The key risk is that Backed does not own the demand engine for its tokens, it supplies the raw material and depends on outside venues, wallets, bridges, and DeFi apps to make that raw material useful. A bToken becomes valuable when it can be traded, posted as collateral, moved across chains, and discovered by users inside other products. If any one of those layers breaks, slows, or loses users, Backed feels the drop in utility and volume even if issuance and custody still work.

  • Backed is deliberately built as an asset light issuer. Its tokens are standard ERC-20 assets that plug into lending markets, vaults, DEXs, and bridge contracts across chains like Ethereum, Base, Arbitrum, Polygon, BSC, Avalanche, and Gnosis. That expands distribution, but it also means product quality partly lives in other teams’ smart contracts and governance decisions.

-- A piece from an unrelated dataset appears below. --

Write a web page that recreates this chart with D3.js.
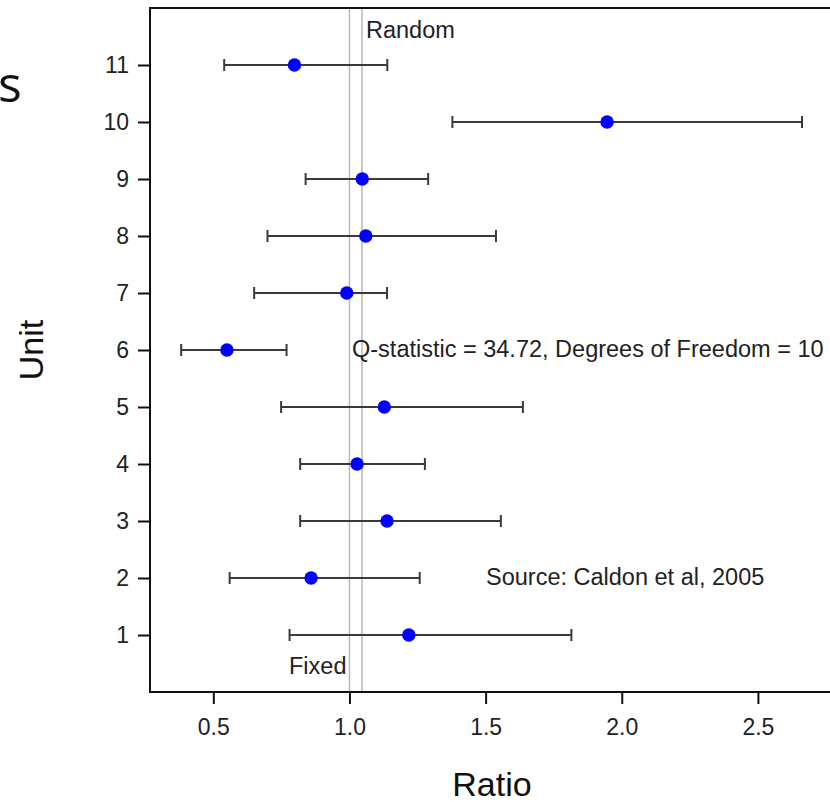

  • The contrast with more vertically integrated players is clear. Kraken moved from partnering with Backed on xStocks in 2025 to acquiring the company in December 2025, explicitly bringing issuance, trading, and settlement under one roof after xStocks passed $10B in combined exchange and onchain volume. That is the market’s answer to dependency risk, own more of the stack.
  • This dependency is especially important in tokenized equities because distribution is hard. Licensed U.S. venues like INX and Prometheum lean on full SEC compliant trading infrastructure, while retail platforms like Robinhood and Coinbase can cross sell to existing users. Backed’s advantage is interoperability, but interoperability only pays off if partner ecosystems stay healthy and keep integrating the tokens.

Going forward, the winners in tokenized assets are likely to combine clean issuance with tighter control over trading, liquidity, and wallet distribution. Backed’s path points toward deeper alliances, and eventually consolidation, where issuers that start as neutral infrastructure are pulled closer to the exchanges and apps that actually create user demand.